— Start Information provided —

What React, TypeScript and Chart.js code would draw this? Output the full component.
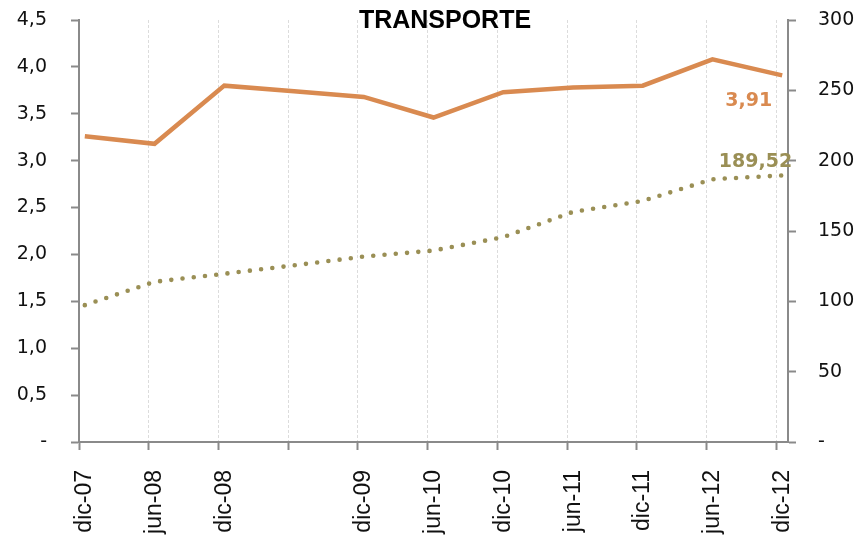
import React, { useEffect, useRef } from 'react';
import { Chart, registerables } from 'chart.js';

Chart.register(...registerables);

const titleText = 'TRANSPORTE';
const tickLabels = ['dic-07', 'jun-08', 'dic-08', '', 'dic-09', 'jun-10', 'dic-10', 'jun-11', 'dic-11', 'jun-12', 'dic-12'];
// months elapsed since dic-07 for each axis tick
const tickMonths = [0, 6, 12, 18, 24, 30, 36, 42, 48, 54, 60];
// observations are mid-month
const obsMonths = [0.5, 6.5, 12.5, 18.5, 24.5, 30.5, 36.5, 42.5, 48.5, 54.5, 60.5];
const axisEndMonth = 61;
const transporte = [3.26, 3.18, 3.8, 3.74, 3.68, 3.46, 3.73, 3.78, 3.8, 4.08, 3.91];
const indice = [97.3, 113.9, 119.6, 125.6, 131.8, 136.1, 145.6, 163.6, 171.4, 186.8, 189.52];
const leftLabel = '3,91';
const rightLabel = '189,52';

const ORANGE = '#D98A50';
const OLIVE = '#9A8F55';
const AXIS = '#8a8a8a';

export default function App() {
  const ref = useRef<HTMLCanvasElement | null>(null);

  useEffect(() => {
    if (!ref.current) return;

    const annot = {
      id: 'annot',
      afterDatasetsDraw(chart: any) {
        const ctx = chart.ctx;
        ctx.save();
        ctx.font = 'bold 25px "Liberation Sans"';
        ctx.fillStyle = '#000';
        ctx.textAlign = 'center';
        ctx.textBaseline = 'middle';
        ctx.fillText(titleText, chart.width / 2 + 14, 21);

        const m0 = chart.getDatasetMeta(0).data;
        const p0 = m0[m0.length - 1];
        ctx.font = 'bold 19px "DejaVu Sans"';
        ctx.textAlign = 'right';
        ctx.fillStyle = ORANGE;
        ctx.fillText(leftLabel, p0.x - 10, p0.y + 26);

        const m1 = chart.getDatasetMeta(1).data;
        const p1 = m1[m1.length - 1];
        ctx.fillStyle = OLIVE;
        ctx.fillText(rightLabel, p1.x + 10, p1.y - 13);
        ctx.restore();
      },
    };

    const fixV = (w: number) => (scale: any) => {
      scale.width = w;
      scale.paddingTop = 0;
      scale.paddingBottom = 0;
    };

    const chart = new Chart(ref.current, {
      type: 'line',
      data: {
        datasets: [
          {
            label: 'Transporte',
            data: obsMonths.map((m, i) => ({ x: m, y: transporte[i] })),
            borderColor: ORANGE,
            borderWidth: 4.5,
            pointRadius: 0,
            tension: 0,
            yAxisID: 'y',
            borderJoinStyle: 'miter',
          },
          {
            label: 'Índice',
            data: obsMonths.map((m, i) => ({ x: m, y: indice[i] })),
            borderColor: OLIVE,
            borderWidth: 4.6,
            borderDash: [0, 11.3],
            borderCapStyle: 'round',
            pointRadius: 0,
            tension: 0,
            yAxisID: 'y1',
          },
        ],
      },
      options: {
        animation: false,
        responsive: false,
        layout: { autoPadding: false, padding: { top: 20, left: 0, right: 0, bottom: 0 } },
        plugins: {
          legend: { display: false },
          title: { display: false },
          tooltip: { enabled: false },
        },
        scales: {
          x: {
            type: 'linear',
            min: 0,
            max: axisEndMonth,
            afterBuildTicks: (scale: any) => {
              scale.ticks = tickMonths.map((v) => ({ value: v }));
            },
            afterFit: (scale: any) => {
              scale.height = 94;
              scale.paddingLeft = 0;
              scale.paddingRight = 0;
            },
            ticks: {
              autoSkip: false,
              minRotation: 90,
              maxRotation: 90,
              padding: 20,
              labelOffset: 6,
              color: '#111',
              font: { family: '"Liberation Sans"', size: 23 },
              callback: (v: any) => {
                const i = tickMonths.indexOf(Number(v));
                return i >= 0 ? tickLabels[i] : '';
              },
            },
            grid: {
              color: '#dcdcdc',
              lineWidth: 1,
              drawTicks: true,
              tickLength: 8,
              tickColor: AXIS,
              tickWidth: 2,
            },
            border: { display: true, color: AXIS, width: 2, dash: [3, 2] },
          },
          y: {
            type: 'linear',
            position: 'left',
            min: 0,
            max: 4.5,
            afterFit: fixV(79),
            ticks: {
              stepSize: 0.5,
              padding: 24,
              color: '#111',
              font: { family: '"DejaVu Sans"', size: 19 },
              callback: (v: any) => (Number(v) === 0 ? '-' : Number(v).toFixed(1).replace('.', ',')),
            },
            grid: {
              drawOnChartArea: false,
              drawTicks: true,
              tickLength: 8,
              tickColor: AXIS,
              tickWidth: 2,
            },
            border: { display: true, color: AXIS, width: 2 },
          },
          y1: {
            type: 'linear',
            position: 'right',
            min: 0,
            max: 300,
            afterFit: fixV(74),
            ticks: {
              stepSize: 50,
              padding: 22,
              color: '#111',
              font: { family: '"DejaVu Sans"', size: 19 },
              callback: (v: any) => (Number(v) === 0 ? '-' : String(v)),
            },
            grid: {
              drawOnChartArea: false,
              drawTicks: true,
              tickLength: 8,
              tickColor: AXIS,
              tickWidth: 2,
            },
            border: { display: true, color: AXIS, width: 2 },
          },
        },
      },
      plugins: [annot],
    } as any);

    return () => chart.destroy();
  }, []);

  return (
    <div style={{ position: 'absolute', left: 0, top: 0, width: 862, height: 536, background: '#fff' }}>
      <canvas ref={ref} width={862} height={536} />
    </div>
  );
}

— End Information provided —

**Task**
Each line in the listing above that contains "React" should be copied.

**Result for this exercise**
What React, TypeScript and Chart.js code would draw this? Output the full component.
import React, { useEffect, useRef } from 'react';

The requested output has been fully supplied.